By 1986, the end of quotas could trim US industrial production by one or two tenths of a percent while shaving inflation by a like amount, says Nariman Behravesh of Wharton Econometric Forecasting Associates.
Lower sales for domestic firms probably will increase pressure on Japan to lower trade barriers that have contributed to its $37 billion trade surplus with the US.
Early comments by Japanese government officials indicate they are aware of the danger of a rapid surge in auto exports to the US. ``The government of Japan deems it imperative that the Japanese auto companies, based on sound judgement, exercise prudence in their exportation of automobiles to the United States,'' said Chief Cabinet Secretary Takao Fujinami.
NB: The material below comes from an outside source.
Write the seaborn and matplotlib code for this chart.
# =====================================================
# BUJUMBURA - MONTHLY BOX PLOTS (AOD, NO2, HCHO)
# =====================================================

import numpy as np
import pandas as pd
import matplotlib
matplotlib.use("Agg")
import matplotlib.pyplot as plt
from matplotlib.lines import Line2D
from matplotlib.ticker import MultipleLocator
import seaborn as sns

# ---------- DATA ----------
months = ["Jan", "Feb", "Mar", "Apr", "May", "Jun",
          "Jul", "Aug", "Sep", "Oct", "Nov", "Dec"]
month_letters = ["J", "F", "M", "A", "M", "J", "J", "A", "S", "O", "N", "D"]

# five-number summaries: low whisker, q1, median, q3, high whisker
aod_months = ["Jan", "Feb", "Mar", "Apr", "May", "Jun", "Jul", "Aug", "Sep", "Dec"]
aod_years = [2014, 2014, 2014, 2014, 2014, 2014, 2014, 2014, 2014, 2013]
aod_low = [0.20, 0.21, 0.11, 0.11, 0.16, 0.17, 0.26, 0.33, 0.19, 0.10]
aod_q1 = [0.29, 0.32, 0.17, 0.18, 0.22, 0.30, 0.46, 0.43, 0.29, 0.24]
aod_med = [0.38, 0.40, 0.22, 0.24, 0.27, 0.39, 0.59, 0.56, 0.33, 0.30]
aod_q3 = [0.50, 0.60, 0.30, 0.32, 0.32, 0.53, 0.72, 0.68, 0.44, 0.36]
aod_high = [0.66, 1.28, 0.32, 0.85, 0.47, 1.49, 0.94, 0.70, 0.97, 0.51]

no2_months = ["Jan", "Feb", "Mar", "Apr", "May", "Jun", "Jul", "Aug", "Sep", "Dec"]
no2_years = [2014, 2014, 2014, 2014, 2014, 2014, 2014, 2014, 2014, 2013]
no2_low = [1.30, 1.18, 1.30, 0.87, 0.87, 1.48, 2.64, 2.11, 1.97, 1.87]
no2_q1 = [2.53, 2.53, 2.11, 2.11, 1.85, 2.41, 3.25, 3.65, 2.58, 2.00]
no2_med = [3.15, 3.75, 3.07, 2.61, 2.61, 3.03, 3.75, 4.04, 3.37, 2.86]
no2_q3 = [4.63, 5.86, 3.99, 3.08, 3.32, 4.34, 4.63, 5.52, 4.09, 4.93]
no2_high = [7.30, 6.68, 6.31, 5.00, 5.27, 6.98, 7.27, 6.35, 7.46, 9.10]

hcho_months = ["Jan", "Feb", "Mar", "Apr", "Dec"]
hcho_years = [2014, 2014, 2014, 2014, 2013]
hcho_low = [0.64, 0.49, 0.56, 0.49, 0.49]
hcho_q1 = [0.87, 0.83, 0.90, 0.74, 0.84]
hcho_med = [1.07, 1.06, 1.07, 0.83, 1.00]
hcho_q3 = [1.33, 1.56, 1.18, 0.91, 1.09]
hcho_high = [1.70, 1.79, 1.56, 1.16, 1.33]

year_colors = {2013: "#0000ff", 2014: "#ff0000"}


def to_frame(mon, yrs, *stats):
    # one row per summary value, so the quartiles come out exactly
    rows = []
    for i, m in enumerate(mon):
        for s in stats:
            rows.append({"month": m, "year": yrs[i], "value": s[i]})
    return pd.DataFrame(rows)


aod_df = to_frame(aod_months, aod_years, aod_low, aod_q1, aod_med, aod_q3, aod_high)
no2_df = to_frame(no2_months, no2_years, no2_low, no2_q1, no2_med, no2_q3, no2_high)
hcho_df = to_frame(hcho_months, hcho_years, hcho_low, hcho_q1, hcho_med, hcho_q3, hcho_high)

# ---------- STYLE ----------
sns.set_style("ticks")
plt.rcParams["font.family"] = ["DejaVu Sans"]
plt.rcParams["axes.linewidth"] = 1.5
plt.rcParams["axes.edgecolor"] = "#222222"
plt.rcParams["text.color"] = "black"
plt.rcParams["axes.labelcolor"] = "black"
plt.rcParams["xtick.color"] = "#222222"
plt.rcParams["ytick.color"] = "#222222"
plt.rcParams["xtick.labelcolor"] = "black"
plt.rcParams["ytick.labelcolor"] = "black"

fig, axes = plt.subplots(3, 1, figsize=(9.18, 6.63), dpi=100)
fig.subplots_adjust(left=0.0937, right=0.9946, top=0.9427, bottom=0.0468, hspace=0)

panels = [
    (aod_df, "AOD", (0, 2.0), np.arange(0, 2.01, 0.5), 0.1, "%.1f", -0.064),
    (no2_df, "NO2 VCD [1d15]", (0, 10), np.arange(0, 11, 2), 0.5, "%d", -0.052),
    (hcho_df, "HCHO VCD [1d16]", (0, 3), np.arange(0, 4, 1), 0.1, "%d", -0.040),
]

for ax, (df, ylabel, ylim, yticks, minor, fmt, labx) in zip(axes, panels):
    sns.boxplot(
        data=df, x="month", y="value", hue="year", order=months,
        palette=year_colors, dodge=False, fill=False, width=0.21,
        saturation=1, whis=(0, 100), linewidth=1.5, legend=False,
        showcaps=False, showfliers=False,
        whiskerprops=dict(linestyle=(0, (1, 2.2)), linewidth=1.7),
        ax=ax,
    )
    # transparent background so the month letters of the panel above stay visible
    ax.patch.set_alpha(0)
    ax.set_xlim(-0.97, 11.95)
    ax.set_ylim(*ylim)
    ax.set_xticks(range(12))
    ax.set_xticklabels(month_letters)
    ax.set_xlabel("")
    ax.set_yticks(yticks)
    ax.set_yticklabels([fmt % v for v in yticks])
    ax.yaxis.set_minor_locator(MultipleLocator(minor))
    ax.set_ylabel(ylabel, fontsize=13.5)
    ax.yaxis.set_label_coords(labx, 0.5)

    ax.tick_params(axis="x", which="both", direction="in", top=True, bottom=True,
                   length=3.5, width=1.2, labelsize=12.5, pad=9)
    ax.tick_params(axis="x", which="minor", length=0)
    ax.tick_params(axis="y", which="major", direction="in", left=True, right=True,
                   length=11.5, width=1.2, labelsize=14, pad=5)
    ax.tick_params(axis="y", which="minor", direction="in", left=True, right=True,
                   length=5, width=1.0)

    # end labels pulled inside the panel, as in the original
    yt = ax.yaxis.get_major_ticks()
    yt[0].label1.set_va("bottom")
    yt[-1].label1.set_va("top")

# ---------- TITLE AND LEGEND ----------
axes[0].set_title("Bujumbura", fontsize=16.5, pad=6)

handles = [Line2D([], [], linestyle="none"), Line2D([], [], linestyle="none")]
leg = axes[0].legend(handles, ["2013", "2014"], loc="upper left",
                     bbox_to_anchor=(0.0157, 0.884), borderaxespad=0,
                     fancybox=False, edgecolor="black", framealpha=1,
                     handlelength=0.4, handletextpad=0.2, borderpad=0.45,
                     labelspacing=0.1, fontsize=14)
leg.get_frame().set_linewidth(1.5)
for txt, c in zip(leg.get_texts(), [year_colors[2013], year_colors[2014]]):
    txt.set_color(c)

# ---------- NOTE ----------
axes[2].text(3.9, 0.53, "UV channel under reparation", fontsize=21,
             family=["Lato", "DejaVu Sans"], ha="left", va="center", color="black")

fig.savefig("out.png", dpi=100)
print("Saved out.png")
The economic effects of ending the quotas will take several months to appear at dealer showrooms, experts caution. The restraints will not be removed until March 31, and Japanese manufacturers will need several months to rebuild depleted stocks of cars on dealers' lots. So any potential flood of imports would not be visible until the end of 1985, Mr. Hammond says.
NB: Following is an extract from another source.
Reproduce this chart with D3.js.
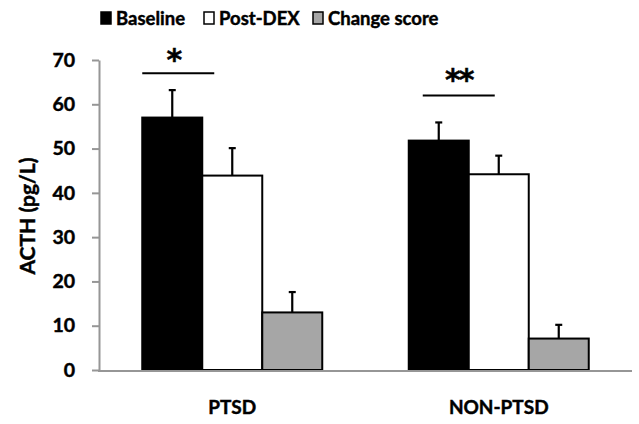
<!DOCTYPE html>
<html>
<head>
<meta charset="utf-8">
<script src="https://cdn.jsdelivr.net/npm/d3@7"></script>
<style>
  html, body { margin: 0; padding: 0; background: #fff; }
  svg { display: block; font-family: Lato, "Open Sans", sans-serif; font-weight: bold; }
  svg text { stroke: #000; stroke-width: 0.45px; }
</style>
</head>
<body>
<svg id="chart" width="639" height="424"></svg>
<script>
// ACTH before and after dexamethasone, by group
const groups = ["PTSD", "NON-PTSD"];
const seriesNames = ["Baseline", "Post-DEX", "Change score"];
const seriesColors = ["#000000", "#ffffff", "#a6a6a6"];
const baseline = [57.0, 51.8];
const postDex = [43.9, 44.2];
const changeScore = [13.0, 7.1];
const baselineErr = [6.2, 4.1];
const postDexErr = [6.2, 4.2];
const changeErr = [4.6, 3.1];
const yTicks = [0, 10, 20, 30, 40, 50, 60, 70];
// Significance brackets between baseline and post-DEX
const sigLevels = [67.0, 62.0];
const sigLabels = ["*", "**"];

const values = [baseline, postDex, changeScore];
const errors = [baselineErr, postDexErr, changeErr];

const svg = d3.select("#chart");
const plotLeft = 99, plotRight = 632, plotTop = 60, plotBottom = 370;

const x0 = d3.scaleBand().domain(groups).range([plotLeft, plotRight]).paddingInner(0).paddingOuter(0);
const x1 = d3.scaleBand().domain(seriesNames).range([0, 180]).padding(0);
const y = d3.scaleLinear().domain([0, 70]).range([plotBottom, plotTop]);

const groupStart = g => x0(g) + (x0.bandwidth() - 180) / 2;

// y axis
const yAxis = svg.append("g")
  .attr("transform", `translate(${plotLeft},0)`)
  .call(d3.axisLeft(y).tickValues(yTicks).tickSize(7).tickPadding(17).tickSizeOuter(0));
yAxis.select(".domain").attr("stroke", "#969696").attr("stroke-width", 2);
yAxis.selectAll(".tick line").attr("stroke", "#969696").attr("stroke-width", 2);
yAxis.selectAll(".tick text")
  .attr("fill", "#000").attr("font-size", 19.5).attr("font-weight", "bold")
  .attr("font-family", "Lato, sans-serif");

// bars
const barData = [];
groups.forEach((g, gi) => {
  seriesNames.forEach((s, si) => {
    barData.push({ g, s, si, v: values[si][gi], e: errors[si][gi] });
  });
});

svg.append("g").selectAll("rect").data(barData).join("rect")
  .attr("x", d => groupStart(d.g) + x1(d.s))
  .attr("y", d => y(d.v))
  .attr("width", x1.bandwidth())
  .attr("height", d => y(0) - y(d.v))
  .attr("fill", d => seriesColors[d.si])
  .attr("stroke", "#000")
  .attr("stroke-width", 2);

// error bars (upper only)
const eb = svg.append("g").attr("stroke", "#000").attr("stroke-width", 2.2);
barData.forEach(d => {
  const cx = groupStart(d.g) + x1(d.s) + x1.bandwidth() / 2;
  eb.append("line").attr("x1", cx).attr("x2", cx).attr("y1", y(d.v)).attr("y2", y(d.v + d.e));
  eb.append("line").attr("x1", cx - 3.5).attr("x2", cx + 3.5).attr("y1", y(d.v + d.e)).attr("y2", y(d.v + d.e));
});

// x axis
svg.append("line")
  .attr("x1", plotLeft - 1).attr("x2", plotRight)
  .attr("y1", plotBottom + 1).attr("y2", plotBottom + 1)
  .attr("stroke", "#969696").attr("stroke-width", 2);

svg.append("g").selectAll("text").data(groups).join("text")
  .attr("x", g => x0(g) + x0.bandwidth() / 2)
  .attr("y", 414)
  .attr("text-anchor", "middle")
  .attr("font-size", 19)
  .text(g => g);

// significance brackets
const sigOffsets = [[0, 72], [14, 86]];
const starRaise = [-3, -5];
groups.forEach((g, gi) => {
  const xs = groupStart(g) + sigOffsets[gi][0];
  const xe = groupStart(g) + sigOffsets[gi][1];
  svg.append("line")
    .attr("x1", xs).attr("x2", xe)
    .attr("y1", y(sigLevels[gi])).attr("y2", y(sigLevels[gi]))
    .attr("stroke", "#000").attr("stroke-width", 2);
  svg.append("text")
    .attr("x", (xs + xe) / 2 - (gi === 0 ? 5 : 0))
    .attr("y", y(sigLevels[gi]) + starRaise[gi])
    .attr("text-anchor", "middle")
    .attr("font-size", 30)
    .attr("font-family", "'DejaVu Sans', sans-serif")
    .attr("letter-spacing", -2)
    .text(sigLabels[gi]);
});

// y axis title
svg.append("text")
  .attr("transform", "translate(35,216) rotate(-90)")
  .attr("text-anchor", "middle")
  .attr("font-size", 21)
  .text("ACTH (pg/L)");

// legend
const legendX = [100, 203, 312];
const legend = svg.append("g");
seriesNames.forEach((s, i) => {
  legend.append("rect")
    .attr("x", legendX[i] + 1).attr("y", 12)
    .attr("width", 10).attr("height", 12)
    .attr("fill", seriesColors[i]).attr("stroke", "#000").attr("stroke-width", 1.5);
  legend.append("text")
    .attr("x", legendX[i] + 16).attr("y", 25)
    .attr("font-size", 18.5)
    .text(s);
});
</script>
</body>
</html>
There is heated debate on what the Japanese will do without quotas and how that will affect the US. DRI sees Japanese imports climbing to a 2.5 million unit pace by year's end from the current 1.9 million unit rate. United Auto Workers President Owen Bieber says imports could rise by as much as one million units.
Estimates of potential US job losses also vary widely. A Federal Trade Commission study says 4,600 US auto workers could lose their jobs when quotas come off. But Chrsyler Executive Vice President Robert S. Miller Jr. says 750,000 jobs could be lost throughout the economy.
The Japanese government imposed quotas in 1981 under pressure from Congress and the Reagan administration. At the time, the US auto industry was reeling from a sharp run-up in gas prices and the fact that US consumers were holding on to their cars for a longer period.